It should have come as no surprise for Stanislaw Trzebinski that he became an artist, in fact some might say it was fated. Not only did he grow up in a creative household filled with the paintings of his late father – the artist Tonio Trzebinski – and the visceral interiors of his mother, the fashion designer Anna Trzebinski; but regular visitors to his family home in the affluent Nairobi suburb of Karen included the likes of internationally acclaimed wildlife and fashion photographer Peter Beard.
His childhood was as much about art and design as it was about being in nature. ‘I learnt from an early age to appreciate the beauty and fragility of the wilderness with some of my fondest memories on the safaris that my sister and I would enjoy with my parents,’ he recalls. ‘My father was an avid fisherman and surfer and a lot of our weekends were spent on the coast of Mombasa, where I’d wade through rock pools at low tide catching reef fish for my home aquarium while my father surfed.’

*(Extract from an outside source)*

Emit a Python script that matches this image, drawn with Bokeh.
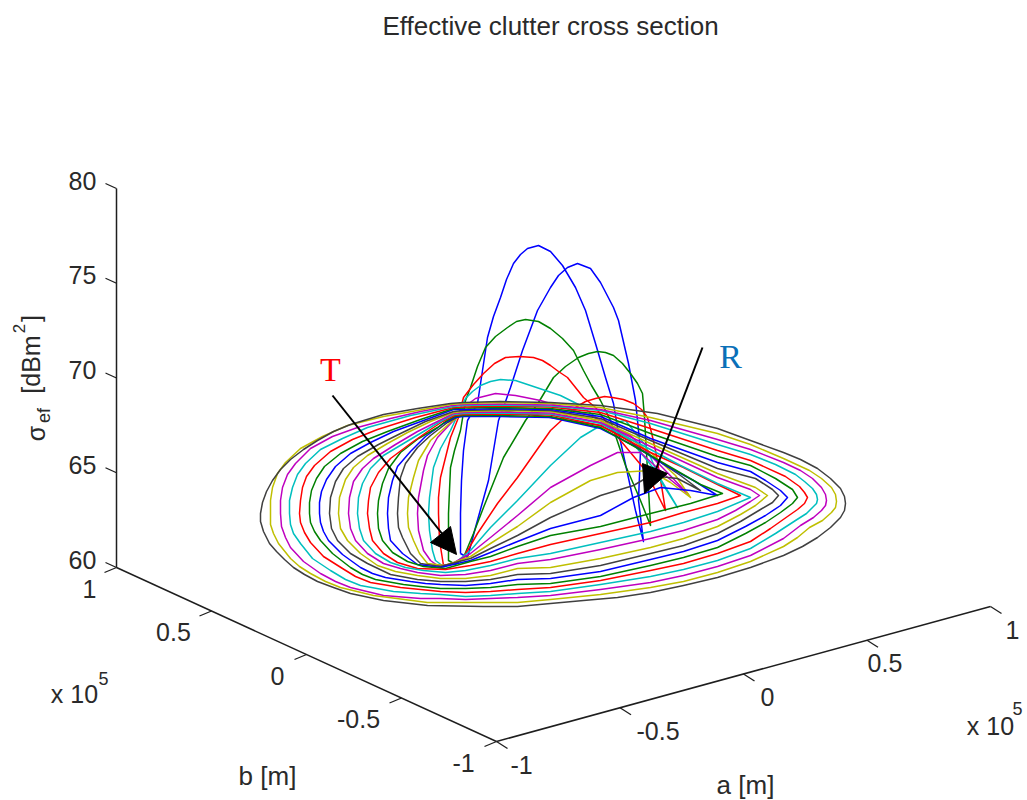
from bokeh.plotting import figure
from bokeh.embed import file_html
from bokeh.resources import INLINE
from bokeh.core.properties import value
from math import pi

# ---- chart text and tick values ----
title_text = "Effective clutter cross section"
z_ticks = [60, 65, 70, 75, 80]
ab_ticks = [-1, -0.5, 0, 0.5, 1]
z_tick_labels = ["60", "65", "70", "75", "80"]
ab_tick_labels = ["-1", "-0.5", "0", "0.5", "1"]
line_colors = ["#404040", "#bfbf00", "#bf00bf", "#00bfbf", "#ff0000", "#008000", "#0000ff"]

# ---- contour traces in the projected view plane, outermost first ----
loop_01 = [(450,403),(417,408),(383,414),(350,424),(333,431),(317,440),(303,449),(290,459),(280,469),(272,480),(266,491),(262,502),(260,513),(260,521),(263,531),(269,543),(276,551),(284,559),(293,567),(304,574),(317,581),(333,587),(350,593),(383,600),(427,605),(483,606),(517,606),(550,603),(583,600),(617,597),(650,592),(683,585),(717,577),(750,567),(783,555),(802,546),(817,537),(830,527),(840,517),(844,510),(845,503),(844,496),(840,488),(830,478),(817,468),(800,459),(783,452),(750,440),(717,428),(657,413),(600,405),(550,402),(500,401),(463,402),(450,403)]
loop_02 = [(450,404),(417,410),(383,416),(347,425),(322,436),(300,448),(285,462),(277,473),(272,487),(270,500),(270,513),(270,524),(273,533),(278,543),(290,558),(299,566),(310,573),(325,581),(340,587),(373,595),(427,602),(465,602),(490,602),(517,602),(550,599),(600,594),(650,587),(683,581),(717,572),(750,561),(783,546),(797,537),(809,527),(822,520),(831,512),(835,507),(836,501),(835,494),(831,487),(821,478),(809,470),(783,458),(750,444),(717,433),(650,417),(600,407),(550,403),(500,402),(463,403),(450,404)]
loop_03 = [(452,405),(420,411),(390,418),(357,427),(332,436),(310,448),(295,463),(287,474),(282,487),(280,500),(280,513),(281,526),(285,537),(290,547),(303,561),(320,573),(335,581),(350,587),(383,595),(420,598),(440,598),(465,599),(490,598),(517,597),(550,595),(600,589),(650,582),(683,575),(717,566),(750,555),(783,538),(800,525),(813,517),(821,510),(825,505),(826,500),(825,494),(821,487),(812,478),(800,470),(783,462),(750,449),(717,439),(650,420),(600,409),(550,404.5),(500,403.5),(463,404),(452,405)]
loop_04 = [(453,406),(410,415),(367,427),(342,438),(320,449),(305,463),(297,474),(292,487),(289,500),(289,513),(290,524),(293,533),(300,543),(312,558),(330,570),(345,579),(360,585),(393,591),(420,593),(440,594),(465,596),(490,595),(517,593),(550,591),(600,584),(650,576),(683,569),(717,560),(750,548),(775,533),(795,520),(806,513),(812,507),(816,503),(817,499),(816,494),(812,488),(804,481),(795,474),(775,464),(750,454),(717,444),(650,423),(600,410),(550,405.5),(500,404.5),(463,405),(453,406)]
loop_05 = [(453,407),(415,417),(377,429),(352,439),(330,451),(314,465),(306,476),(302,487),(300,500),(299,513),(300,522),(304,532),(310,542),(323,556),(342,568),(355,576),(370,582),(400,587),(420,589),(440,591),(465,592),(490,591),(517,589),(550,587),(600,580),(650,570),(683,563),(717,553),(750,541),(770,528),(787,516),(797,509),(804,503),(807,497),(804,492),(799,486),(785,476),(750,460),(717,450),(650,428),(600,412),(550,406.5),(500,405.5),(463,406.5),(453,407)]
loop_06 = [(453,408),(420,419),(387,431),(362,441),(340,453),(324,466),(316,478),(311,490),(309,502),(309,513),(310,522),(314,531),(320,540),(332,553),(350,567),(362,574),(375,579),(403,584),(420,586),(440,588),(465,588),(490,587),(517,584),(550,583),(600,576),(650,565),(683,557),(717,547),(745,533),(765,522),(780,512),(792,503),(797,497),(792,489),(775,478),(750,465),(717,456),(650,433),(600,414),(550,408),(500,407),(463,407.5),(453,408)]
loop_07 = [(453,409),(423,420),(393,431),(370,442),(350,453),(335,466),(326,479),(321,491),(319,502),(319,513),(320,522),(323,531),(328,540),(342,554),(360,567),(372,573),(385,577),(410,581),(425,583),(440,584),(465,585),(490,583),(517,579),(550,578),(600,571),(650,559),(683,551),(717,540),(745,526),(765,515),(780,505),(787,497),(780,490),(765,480),(750,471),(717,462),(650,438),(600,416),(550,409),(500,408),(463,409),(453,409)]
loop_08 = [(453,411),(425,421),(400,433),(378,444),(357,456),(343,468),(335,481),(330,497),(329,513),(331,528),(337,540),(350,553),(367,563),(390,574),(417,579),(440,581),(465,581),(490,579),(517,574),(550,573),(600,565),(650,553),(683,545),(717,533),(740,521),(760,509),(772,502),(778,495),(772,489),(755,478),(717,468),(650,440),(600,418),(550,410),(500,409),(463,410),(453,411)]
loop_09 = [(453,412),(430,421),(407,432),(387,443),(367,455),(353,467),(345,479),(339,497),(338,513),(340,528),(347,540),(360,553),(377,565),(395,571),(417,575),(440,578),(465,578),(490,575),(517,568),(550,567),(600,558),(650,547),(683,538),(717,526),(740,514),(755,505),(767,495),(755,487),(717,473),(650,443),(600,420),(550,411),(500,410),(463,411),(453,412)]
loop_10 = [(453,413),(435,422),(417,431),(395,444),(373,458),(362,468),(353,481),(349,497),(348,513),(350,528),(355,540),(367,553),(383,563),(400,568),(417,572),(440,575),(465,574),(490,570),(517,563),(550,559),(600,549),(650,538),(683,530),(717,519),(735,510),(750,501),(759,495),(750,489),(717,477),(650,446),(600,422),(550,412.5),(500,411.5),(463,412),(453,413)]
loop_11 = [(453,414),(438,422),(423,431),(403,443),(383,455),(370,468),(362,483),(358,497),(357,513),(359,528),(363,540),(375,553),(390,562),(405,567),(423,570),(445,572),(465,570),(490,565),(517,558),(550,553),(600,542),(650,531),(683,522),(717,511),(750,497),(717,483),(680,465),(650,449),(600,423),(550,413.5),(500,412.5),(463,413),(453,414)]
loop_12 = [(454,415),(442,421),(430,429),(410,443),(390,458),(378,472),(370,487),(368,500),(367,513),(369,528),(372,540),(383,553),(397,562),(417,568),(445,569),(470,565),(490,561),(517,553),(550,544),(600,533),(650,522),(683,512),(717,503),(740,495),(717,484),(683,467),(650,452),(600,425),(550,414.5),(500,413.5),(463,414),(454,415)]
loop_13 = [(454,416),(445,421),(437,427),(418,438),(400,452),(388,468),(382,483),(378,500),(377,513),(378,528),(382,540),(392,552),(407,561),(423,566),(445,568),(470,561),(490,556),(517,546),(550,535),(600,526),(650,513),(690,503),(722,493),(700,484),(650,455),(600,427),(550,416),(500,415),(463,415),(454,416)]
loop_14 = [(454,417),(443,423),(425,436),(410,451),(397,466),(392,480),(388,497),(387,513),(388,528),(390,540),(402,553),(417,564),(440,567),(470,560),(490,552),(517,541),(550,528),(600,515),(633,497),(660,487),(690,490),(717,495),(693,480),(667,466),(633,445),(600,428),(550,417),(500,416),(463,416),(454,417)]
loop_15 = [(456,417),(447,422),(430,435),(417,447),(405,463),(400,477),(398,497),(397,513),(398,527),(402,537),(410,553),(420,563),(440,566),(470,558),(490,548),(517,535),(550,517),(600,495),(633,485),(650,475),(677,478),(700,490),(680,475),(650,455),(620,435),(600,425),(550,417),(500,410),(470,411),(456,417)]
loop_16 = [(456,418),(450,422),(430,440),(418,460),(413,477),(408,497),(407,513),(408,527),(413,540),(419,553),(427,563),(445,565),(470,556),(490,543),(517,526),(550,502),(590,480),(617,472),(650,470),(670,482),(690,497),(675,475),(650,452),(620,432),(590,418),(550,411),(520,407),(490,405),(468,408),(456,418)]
loop_17 = [(456,417),(453,420),(437,437),(427,455),(423,470),(418,497),(417,513),(418,530),(423,550),(430,560),(437,565),(450,564),(470,553),(490,537),(517,515),(550,487),(590,465),(617,452),(640,452),(665,475),(688,494),(660,465),(630,435),(590,415),(540,400),(515,395),(495,393),(475,398),(463,407),(456,417)]
loop_18 = [(456,417),(450,430),(440,448),(433,467),(429,497),(428,513),(429,530),(432,550),(435,560),(443,566),(455,562),(470,550),(490,527),(517,500),(550,465),(580,437),(600,425),(625,420),(645,445),(660,480),(677,507),(655,470),(630,440),(600,420),(580,405),(570,400),(560,395),(545,390),(530,385),(515,380),(500,379),(490,381),(480,385),(472,391),(465,398),(456,417)]
loop_19 = [(458,417),(450,437),(440,477),(438,497),(438,513),(439,540),(443,565),(455,562),(463,557),(477,533),(497,503),(517,477),(550,430),(575,407),(585,401),(595,398),(604,396),(612,397),(623,399),(633,403),(641,409),(647,417),(651,432),(655,450),(661,485),(665,510),(645,470),(620,440),(595,407),(583,397),(575,387),(567,377),(558,371),(550,365),(542,360),(533,357),(519,356),(505,357),(494,363),(483,373),(473,384),(463,397),(458,417)]
loop_20 = [(460,430),(454,450),(450,467),(449,490),(448,513),(448,560),(455,564),(463,557),(473,533),(483,507),(503,457),(525,420),(538,402),(553,377),(565,366),(578,357),(588,353),(597,351),(605,352),(613,355),(622,363),(630,373),(637,383),(642,393),(644,417),(647,470),(650,525),(640,500),(625,465),(610,420),(600,400),(591,385),(583,370),(578,360),(573,350),(562,338),(550,328),(538,321),(525,319),(516,321),(507,327),(495,336),(485,347),(477,366),(470,387),(465,400),(460,430)]
loop_21 = [(460,553),(460,513),(461,480),(463,450),(467,420),(477,403),(482,370),(487,337),(493,316),(500,297),(506,279),(513,263),(520,254),(527,248),(538,245),(550,251),(562,265),(575,287),(585,310),(595,343),(605,377),(613,403),(617,427),(627,473),(635,510),(643,541),(638,500),(640,450),(635,400),(628,363),(618,320),(613,307),(600,282),(590,268),(577,263),(567,267),(558,275),(550,287),(537,310),(522,350),(510,387),(504,404),(498,420),(488,480),(475,527),(467,557),(460,553)]
loops = [loop_01, loop_02, loop_03, loop_04, loop_05, loop_06, loop_07, loop_08, loop_09, loop_10, loop_11,
         loop_12, loop_13, loop_14, loop_15, loop_16, loop_17, loop_18, loop_19, loop_20, loop_21]

# ---- view geometry of the three axes ----
corner_back = (116, 567)
corner_top = (116, 188)
corner_front = (496, 741)
corner_right = (990, 606)
b_label_dx = [-33, -43, -29, -38, -27]
a_label_dx = [25, 38, 24, 18, 22]

W, H = 1027, 800
p = figure(width=W, height=H, x_range=(0, W), y_range=(H, 0), toolbar_location=None,
           output_backend="svg", min_border=0, outline_line_color=None, background_fill_color="white")
p.xaxis.visible = False
p.yaxis.visible = False
p.grid.visible = False

# contours, innermost first as the original draws them
for n in range(len(loops) - 1, -1, -1):
    xs = [pt[0] for pt in loops[n]]
    ys = [pt[1] for pt in loops[n]]
    p.line(xs, ys, line_color=line_colors[n % 7], line_width=1.5, line_join="round")

AX = "#1e1e1e"
TX = "#2a2a2a"
FONT = value("Liberation Sans")

def lerp(a, b, t):
    return (a[0] + (b[0] - a[0]) * t, a[1] + (b[1] - a[1]) * t)

def label(x, y, s, size=25, color=TX, font=FONT, angle=0.0):
    p.text([x], [y], text=[s], text_font=font, text_font_size=f"{size}px", text_color=color,
           text_align="center", text_baseline="middle", angle=angle)

# axis lines
p.line([corner_top[0], corner_back[0]], [corner_top[1], corner_back[1]], line_color=AX, line_width=1.5)
p.line([corner_back[0], corner_front[0]], [corner_back[1], corner_front[1]], line_color=AX, line_width=1.5)
p.line([corner_front[0], corner_right[0]], [corner_front[1], corner_right[1]], line_color=AX, line_width=1.5)

# z ticks
z_label_dx, z_label_dy = -34, -8
for v, s in zip(z_ticks, z_tick_labels):
    x0, y0 = lerp(corner_back, corner_top, (v - z_ticks[0]) / (z_ticks[-1] - z_ticks[0]))
    p.line([x0, x0 - 11], [y0, y0 - 5], line_color=AX, line_width=1.3)
    label(x0 + z_label_dx, y0 + z_label_dy, s)

# b ticks (1 at the back corner, -1 at the front corner)
for v, s, dx in zip(ab_ticks, ab_tick_labels, b_label_dx):
    x0, y0 = lerp(corner_front, corner_back, (v + 1) / 2)
    p.line([x0, x0 - 12], [y0, y0 + 5], line_color=AX, line_width=1.3)
    label(x0 + dx, y0 + 21, s)

# a ticks
for v, s, dx in zip(ab_ticks, ab_tick_labels, a_label_dx):
    x0, y0 = lerp(corner_front, corner_right, (v + 1) / 2)
    p.line([x0, x0 + 11], [y0, y0 + 7], line_color=AX, line_width=1.3)
    label(x0 + dx, y0 + 23, s)

# titles and axis labels
label(550, 25, title_text, size=26)
label(267, 775, "b [m]", size=26)
label(745, 784, "a [m]", size=26)
label(74, 693, "x 10")
label(103, 678, "5", size=18)
label(990, 725, "x 10")
label(1017, 708, "5", size=18)

# rotated z label, piece by piece
rot = pi / 2
label(35, 433, "\u03c3", size=25, angle=rot)
label(43, 415, "ef", size=18, angle=rot)
label(30, 364, "[dBm", angle=rot)
label(18, 328, "2", size=17, angle=rot)
label(30, 318, "]", angle=rot)

# annotations
serif = value("Liberation Serif")
label(330, 369, "T", size=34, color="#ff0000", font=serif)
label(730, 356, "R", size=34, color="#0a70b8", font=serif)
p.line([332, 447], [395, 540], line_color="#000000", line_width=2)
p.patch([456, 430, 450], [554, 542, 526], fill_color="#000000", line_color="#000000", line_width=1)
p.line([702, 655], [347, 470], line_color="#000000", line_width=2)
p.patch([644, 642, 667], [493, 463, 473], fill_color="#000000", line_color="#000000", line_width=1)

open("out.html", "w").write(file_html(p, INLINE))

That immersion in nature coupled with the sudden death of his father when he was just nine years old was to prove a powerful catalyst for Stanislaw’s career as a sculptor. ‘Most boys dream of growing up and being like their dad, I was no exception in that it became a kind of relentless pursuit from thereon.’ While Stanislaw was at high school in Kenya, he spent a number of summer holidays working in the studio of acclaimed South African bronze artist Otto du Plessis. It was there that he cast his first pieces. The bug had bitten. ‘There is something very compelling about the three-dimensional aspect of sculpture that demands your total immersion as an artist, it was something that came very easily to me.’

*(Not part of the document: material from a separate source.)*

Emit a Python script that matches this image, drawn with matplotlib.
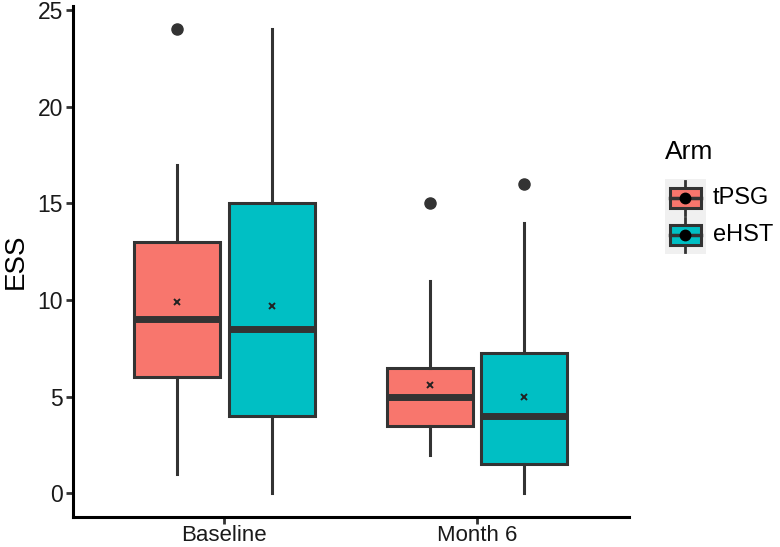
import matplotlib
matplotlib.use('Agg')
import matplotlib.pyplot as plt
from matplotlib.patches import Rectangle

plt.rcParams['font.family'] = ['Liberation Sans', 'DejaVu Sans']

categories = ['Baseline', 'Month 6']
arms = ['tPSG', 'eHST']
arm_colors = ['#F8766D', '#00BFC4']

# box statistics, one value per timepoint
tpsg_whislo = [1, 2]
tpsg_q1 = [6, 3.5]
tpsg_med = [9, 5]
tpsg_q3 = [13, 6.5]
tpsg_whishi = [17, 11]
tpsg_mean = [9.9, 5.6]
tpsg_outliers = [[24], [15]]

ehst_whislo = [0, 0]
ehst_q1 = [4, 1.5]
ehst_med = [8.5, 4]
ehst_q3 = [15, 7.25]
ehst_whishi = [24, 14]
ehst_mean = [9.7, 5.0]
ehst_outliers = [[], [16]]

series = [
    (tpsg_whislo, tpsg_q1, tpsg_med, tpsg_q3, tpsg_whishi, tpsg_mean, tpsg_outliers),
    (ehst_whislo, ehst_q1, ehst_med, ehst_q3, ehst_whishi, ehst_mean, ehst_outliers),
]

DARK = '#333333'


def make_stats(s, i):
    lo, q1, med, q3, hi, mean, out = s
    return dict(whislo=lo[i], q1=q1[i], med=med[i], q3=q3[i], whishi=hi[i],
                mean=mean[i], fliers=out[i])


def main():
    fig = plt.figure(figsize=(7.8, 5.47), dpi=100)
    ax = fig.add_axes([0.0932, 0.0554, 0.7128, 0.9334])

    offsets = [-0.1875, 0.1875]
    for k, s in enumerate(series):
        stats = [make_stats(s, i) for i in range(len(categories))]
        pos = [i + 1 + offsets[k] for i in range(len(categories))]
        ax.bxp(stats, positions=pos, widths=0.34, patch_artist=True,
               showmeans=True, showcaps=False,
               boxprops=dict(facecolor=arm_colors[k], edgecolor=DARK, linewidth=2.2),
               whiskerprops=dict(color=DARK, linewidth=2.2),
               medianprops=dict(color=DARK, linewidth=5, solid_capstyle='butt'),
               meanprops=dict(marker='x', markeredgecolor='#222222', markersize=5,
                              markeredgewidth=1.4),
               flierprops=dict(marker='o', markerfacecolor=DARK, markeredgecolor=DARK,
                               markersize=8))

    ax.set_xlim(0.4, 2.6)
    ax.set_ylim(-1.2, 25.2)
    ax.set_xticks([1, 2])
    ax.set_xticklabels(categories)
    ax.set_yticks([0, 5, 10, 15, 20, 25])
    ax.tick_params(labelsize=16, length=5, width=2, color='#333333',
                   labelcolor='#1a1a1a')
    ax.tick_params(axis='x', pad=1)
    ax.tick_params(axis='y', pad=2, labelsize=16.5)
    ax.set_ylabel('ESS', fontsize=20, labelpad=6)
    for side in ['top', 'right']:
        ax.spines[side].set_visible(False)
    for side in ['left', 'bottom']:
        ax.spines[side].set_linewidth(2.2)
        ax.spines[side].set_color('black')

    # legend drawn by hand to mimic ggplot keys
    fig.text(665 / 780, 1 - 152 / 547, 'Arm', fontsize=19, va='center', ha='left')
    lax = fig.add_axes([665 / 780, 1 - 254 / 547, 41 / 780, 75 / 547])
    lax.set_facecolor('#f0f0f0')
    lax.set_xlim(0, 41)
    lax.set_ylim(75, 0)
    lax.set_xticks([])
    lax.set_yticks([])
    for sp in lax.spines.values():
        sp.set_visible(False)
    key_centres = [19, 56]
    for k, arm in enumerate(arms):
        cy = key_centres[k]
        lax.plot([20, 20], [cy - 17, cy + 17], color=DARK, lw=2)
        lax.add_patch(Rectangle((5, cy - 10), 31, 20, facecolor=arm_colors[k],
                                edgecolor=DARK, lw=2.2, zorder=3))
        lax.plot([5, 36], [cy, cy], color=DARK, lw=2.5, zorder=4)
        lax.plot([20], [cy], 'o', color='black', markersize=7.5, zorder=5)
        fig.text(713 / 780, 1 - (179 + cy) / 547, arm, fontsize=17, va='center', ha='left')

    fig.savefig('out.png', dpi=100)


if __name__ == '__main__':
    main()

His fascination with nature and his ability to immerse himself completely in each piece continues with his latest body of work, In The Absence of Light, where his focus is fixed firmly on the ocean. ‘The sea is our last frontier, a vastly unexplored region of which we know so little,’ he adds. ‘And yet we’re destroying it at such a rate that we have no idea what we are losing.’ There is a physicality to Stanislaw’s sculptures, whether large-scale (some of his standing chandeliers are 120 feet) or diminutive in scale, that make them unapologetically iconic. I love that his own sense of awe at some of the ocean’s most ancient and primordial creatures is so keenly felt. As explorations of the symbiotic relationship that exists between humans and the natural world, his work is powerful, mystical and mesmerizing.